#### [PROBLEM DESCRIPTION]
Take the lines from the beginning of the material through the line containing "plt.rcParams['font.family'] = ['Liberation" and retype them exactly, leaving the pictures out.

____ SOURCE MATERIAL

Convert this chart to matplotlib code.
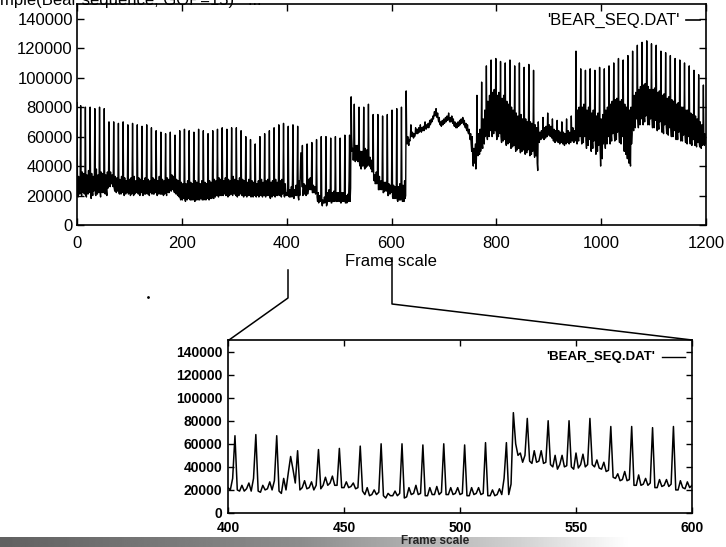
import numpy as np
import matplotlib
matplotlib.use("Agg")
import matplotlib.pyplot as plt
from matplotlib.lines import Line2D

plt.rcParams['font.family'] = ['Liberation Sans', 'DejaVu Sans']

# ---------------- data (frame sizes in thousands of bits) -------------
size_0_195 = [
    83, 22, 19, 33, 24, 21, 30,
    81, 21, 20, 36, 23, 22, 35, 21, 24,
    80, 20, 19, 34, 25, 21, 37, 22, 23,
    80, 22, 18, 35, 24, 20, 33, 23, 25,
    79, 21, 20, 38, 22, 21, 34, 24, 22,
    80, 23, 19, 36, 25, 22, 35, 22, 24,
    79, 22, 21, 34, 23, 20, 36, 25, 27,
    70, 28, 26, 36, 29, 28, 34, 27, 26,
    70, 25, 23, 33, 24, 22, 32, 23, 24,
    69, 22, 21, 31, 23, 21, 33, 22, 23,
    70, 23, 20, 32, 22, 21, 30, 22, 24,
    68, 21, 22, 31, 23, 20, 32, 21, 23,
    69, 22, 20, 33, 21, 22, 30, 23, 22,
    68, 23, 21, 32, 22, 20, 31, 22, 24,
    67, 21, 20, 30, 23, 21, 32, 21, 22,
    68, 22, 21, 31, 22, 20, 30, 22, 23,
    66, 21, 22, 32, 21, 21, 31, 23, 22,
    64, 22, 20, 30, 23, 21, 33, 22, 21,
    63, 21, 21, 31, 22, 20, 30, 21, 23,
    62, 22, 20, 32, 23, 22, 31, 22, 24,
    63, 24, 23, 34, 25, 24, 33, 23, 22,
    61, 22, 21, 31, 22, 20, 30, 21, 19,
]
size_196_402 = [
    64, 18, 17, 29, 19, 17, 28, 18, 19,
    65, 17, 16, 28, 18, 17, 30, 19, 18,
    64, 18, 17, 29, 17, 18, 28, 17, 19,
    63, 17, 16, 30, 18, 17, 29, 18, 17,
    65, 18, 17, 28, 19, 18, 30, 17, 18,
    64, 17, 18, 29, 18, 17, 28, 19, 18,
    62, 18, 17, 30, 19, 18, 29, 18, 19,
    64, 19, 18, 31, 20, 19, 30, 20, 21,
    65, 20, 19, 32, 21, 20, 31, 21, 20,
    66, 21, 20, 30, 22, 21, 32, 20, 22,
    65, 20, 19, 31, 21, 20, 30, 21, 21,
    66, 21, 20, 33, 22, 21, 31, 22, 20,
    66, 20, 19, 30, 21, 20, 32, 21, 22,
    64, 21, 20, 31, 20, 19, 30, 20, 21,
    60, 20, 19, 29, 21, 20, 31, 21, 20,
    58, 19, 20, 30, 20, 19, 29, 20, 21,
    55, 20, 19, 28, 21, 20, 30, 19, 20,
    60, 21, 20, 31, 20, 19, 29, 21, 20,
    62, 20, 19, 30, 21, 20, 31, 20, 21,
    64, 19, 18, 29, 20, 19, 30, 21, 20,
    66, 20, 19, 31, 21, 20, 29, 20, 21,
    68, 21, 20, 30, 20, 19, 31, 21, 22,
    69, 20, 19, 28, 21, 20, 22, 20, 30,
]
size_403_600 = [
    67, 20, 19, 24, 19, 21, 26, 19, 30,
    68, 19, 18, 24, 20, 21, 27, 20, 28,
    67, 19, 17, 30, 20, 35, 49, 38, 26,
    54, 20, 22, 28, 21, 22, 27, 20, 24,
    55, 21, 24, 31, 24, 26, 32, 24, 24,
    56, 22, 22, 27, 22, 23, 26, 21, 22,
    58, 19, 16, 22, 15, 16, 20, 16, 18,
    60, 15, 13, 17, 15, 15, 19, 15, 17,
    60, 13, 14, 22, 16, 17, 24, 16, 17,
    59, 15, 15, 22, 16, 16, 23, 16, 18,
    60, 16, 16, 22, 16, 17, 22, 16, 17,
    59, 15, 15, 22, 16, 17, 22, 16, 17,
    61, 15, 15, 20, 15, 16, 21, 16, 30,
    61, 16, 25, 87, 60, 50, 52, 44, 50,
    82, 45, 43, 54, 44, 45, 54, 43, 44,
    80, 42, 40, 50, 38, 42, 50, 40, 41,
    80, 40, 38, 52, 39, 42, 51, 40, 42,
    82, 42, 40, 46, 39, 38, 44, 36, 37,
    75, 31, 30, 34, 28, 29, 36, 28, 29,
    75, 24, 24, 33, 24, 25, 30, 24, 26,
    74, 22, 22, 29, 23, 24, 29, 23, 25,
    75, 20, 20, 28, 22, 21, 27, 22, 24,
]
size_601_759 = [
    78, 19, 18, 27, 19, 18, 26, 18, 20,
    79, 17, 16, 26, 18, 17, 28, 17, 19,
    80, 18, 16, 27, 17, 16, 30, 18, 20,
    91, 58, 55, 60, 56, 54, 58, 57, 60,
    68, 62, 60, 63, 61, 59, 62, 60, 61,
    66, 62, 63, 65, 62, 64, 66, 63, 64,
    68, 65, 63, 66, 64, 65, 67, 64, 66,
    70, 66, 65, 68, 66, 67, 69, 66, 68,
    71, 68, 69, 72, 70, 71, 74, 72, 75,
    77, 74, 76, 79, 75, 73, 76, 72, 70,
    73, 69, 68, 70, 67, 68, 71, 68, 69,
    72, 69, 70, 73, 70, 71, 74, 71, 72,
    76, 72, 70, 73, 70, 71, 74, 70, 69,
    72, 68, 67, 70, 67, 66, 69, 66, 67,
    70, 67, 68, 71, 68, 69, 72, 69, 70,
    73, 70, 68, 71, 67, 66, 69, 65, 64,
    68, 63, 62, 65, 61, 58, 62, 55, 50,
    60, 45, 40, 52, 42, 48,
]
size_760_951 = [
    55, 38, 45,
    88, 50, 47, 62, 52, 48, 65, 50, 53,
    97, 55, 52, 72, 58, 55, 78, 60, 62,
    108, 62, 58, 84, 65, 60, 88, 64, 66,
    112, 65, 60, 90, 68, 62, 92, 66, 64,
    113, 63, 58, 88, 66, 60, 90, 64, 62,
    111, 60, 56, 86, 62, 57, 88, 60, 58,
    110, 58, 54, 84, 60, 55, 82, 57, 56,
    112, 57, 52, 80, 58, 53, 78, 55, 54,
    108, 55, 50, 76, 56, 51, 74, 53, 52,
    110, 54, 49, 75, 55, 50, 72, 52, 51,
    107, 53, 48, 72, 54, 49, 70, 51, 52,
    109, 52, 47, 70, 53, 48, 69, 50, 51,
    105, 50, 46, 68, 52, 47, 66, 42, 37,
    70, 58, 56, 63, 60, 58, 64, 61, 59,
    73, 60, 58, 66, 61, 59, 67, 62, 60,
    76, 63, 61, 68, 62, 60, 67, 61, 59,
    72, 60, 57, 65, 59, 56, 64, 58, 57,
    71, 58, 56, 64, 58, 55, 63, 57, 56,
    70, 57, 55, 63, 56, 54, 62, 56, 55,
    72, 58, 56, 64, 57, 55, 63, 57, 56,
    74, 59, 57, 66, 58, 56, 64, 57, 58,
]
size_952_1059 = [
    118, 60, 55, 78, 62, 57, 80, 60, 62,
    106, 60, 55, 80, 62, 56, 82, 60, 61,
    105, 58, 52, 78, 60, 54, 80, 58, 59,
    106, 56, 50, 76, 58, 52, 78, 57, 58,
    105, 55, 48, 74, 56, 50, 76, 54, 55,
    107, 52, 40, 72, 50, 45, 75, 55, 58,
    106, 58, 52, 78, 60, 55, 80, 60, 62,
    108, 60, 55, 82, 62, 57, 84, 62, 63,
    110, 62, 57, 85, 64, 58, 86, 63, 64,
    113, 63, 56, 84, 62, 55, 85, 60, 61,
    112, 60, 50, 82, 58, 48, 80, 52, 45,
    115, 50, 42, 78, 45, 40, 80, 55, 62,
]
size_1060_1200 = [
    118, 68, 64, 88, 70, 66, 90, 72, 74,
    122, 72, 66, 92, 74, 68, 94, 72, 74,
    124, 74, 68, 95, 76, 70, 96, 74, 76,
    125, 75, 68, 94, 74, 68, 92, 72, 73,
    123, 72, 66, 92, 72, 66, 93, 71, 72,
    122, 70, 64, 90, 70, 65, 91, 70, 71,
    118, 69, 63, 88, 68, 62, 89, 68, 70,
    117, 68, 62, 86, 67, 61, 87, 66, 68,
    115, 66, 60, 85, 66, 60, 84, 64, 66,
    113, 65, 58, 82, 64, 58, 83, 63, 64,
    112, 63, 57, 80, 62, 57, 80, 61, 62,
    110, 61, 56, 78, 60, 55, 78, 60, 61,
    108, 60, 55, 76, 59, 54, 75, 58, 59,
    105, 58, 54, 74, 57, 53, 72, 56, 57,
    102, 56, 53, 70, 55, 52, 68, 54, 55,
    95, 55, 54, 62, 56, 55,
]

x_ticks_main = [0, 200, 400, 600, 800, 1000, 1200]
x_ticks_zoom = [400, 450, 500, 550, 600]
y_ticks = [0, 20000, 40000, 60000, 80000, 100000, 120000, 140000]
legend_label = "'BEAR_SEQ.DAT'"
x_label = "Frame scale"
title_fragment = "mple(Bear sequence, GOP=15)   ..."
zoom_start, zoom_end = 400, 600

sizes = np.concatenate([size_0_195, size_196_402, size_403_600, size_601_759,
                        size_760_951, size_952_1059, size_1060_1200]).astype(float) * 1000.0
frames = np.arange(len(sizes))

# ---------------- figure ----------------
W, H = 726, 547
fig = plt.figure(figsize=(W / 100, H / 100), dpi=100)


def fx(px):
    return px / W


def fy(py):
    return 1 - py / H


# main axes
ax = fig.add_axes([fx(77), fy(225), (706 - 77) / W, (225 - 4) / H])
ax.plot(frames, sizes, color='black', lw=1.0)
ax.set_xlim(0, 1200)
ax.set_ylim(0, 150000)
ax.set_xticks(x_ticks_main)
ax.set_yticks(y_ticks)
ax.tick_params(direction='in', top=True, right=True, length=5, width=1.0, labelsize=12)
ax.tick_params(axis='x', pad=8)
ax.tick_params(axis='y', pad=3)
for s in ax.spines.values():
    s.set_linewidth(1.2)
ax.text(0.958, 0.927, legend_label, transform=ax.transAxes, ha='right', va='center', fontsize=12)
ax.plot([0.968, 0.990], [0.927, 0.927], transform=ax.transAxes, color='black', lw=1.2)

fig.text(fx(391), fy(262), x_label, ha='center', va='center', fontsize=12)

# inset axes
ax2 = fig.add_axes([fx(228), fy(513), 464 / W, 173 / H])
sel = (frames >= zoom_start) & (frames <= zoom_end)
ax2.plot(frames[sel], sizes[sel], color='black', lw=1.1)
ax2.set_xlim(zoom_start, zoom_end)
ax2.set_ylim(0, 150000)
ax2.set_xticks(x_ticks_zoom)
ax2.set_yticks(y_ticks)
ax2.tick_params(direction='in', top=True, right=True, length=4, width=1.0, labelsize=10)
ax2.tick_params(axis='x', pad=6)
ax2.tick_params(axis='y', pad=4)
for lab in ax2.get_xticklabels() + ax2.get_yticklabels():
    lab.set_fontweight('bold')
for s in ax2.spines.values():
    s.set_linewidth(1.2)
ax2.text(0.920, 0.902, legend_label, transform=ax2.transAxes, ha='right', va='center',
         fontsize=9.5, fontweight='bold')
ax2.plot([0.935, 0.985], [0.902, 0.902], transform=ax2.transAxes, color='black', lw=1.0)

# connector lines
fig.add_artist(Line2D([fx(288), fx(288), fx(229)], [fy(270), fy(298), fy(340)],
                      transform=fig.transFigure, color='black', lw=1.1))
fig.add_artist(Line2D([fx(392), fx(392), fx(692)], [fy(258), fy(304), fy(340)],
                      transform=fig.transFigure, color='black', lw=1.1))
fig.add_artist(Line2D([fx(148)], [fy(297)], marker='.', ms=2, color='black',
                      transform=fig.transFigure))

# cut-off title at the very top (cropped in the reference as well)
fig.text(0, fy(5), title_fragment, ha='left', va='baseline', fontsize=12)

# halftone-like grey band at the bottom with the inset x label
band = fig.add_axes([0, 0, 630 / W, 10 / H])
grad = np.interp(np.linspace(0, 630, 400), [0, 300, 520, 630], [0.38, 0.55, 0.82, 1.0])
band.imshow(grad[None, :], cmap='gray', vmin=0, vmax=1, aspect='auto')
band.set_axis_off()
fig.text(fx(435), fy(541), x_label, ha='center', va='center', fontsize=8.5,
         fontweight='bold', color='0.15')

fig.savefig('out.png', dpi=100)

________

#### [EXERCISE ANSWER]
Convert this chart to matplotlib code.
import numpy as np
import matplotlib
matplotlib.use("Agg")
import matplotlib.pyplot as plt
from matplotlib.lines import Line2D

plt.rcParams['font.family'] = ['Liberation Sans', 'DejaVu Sans']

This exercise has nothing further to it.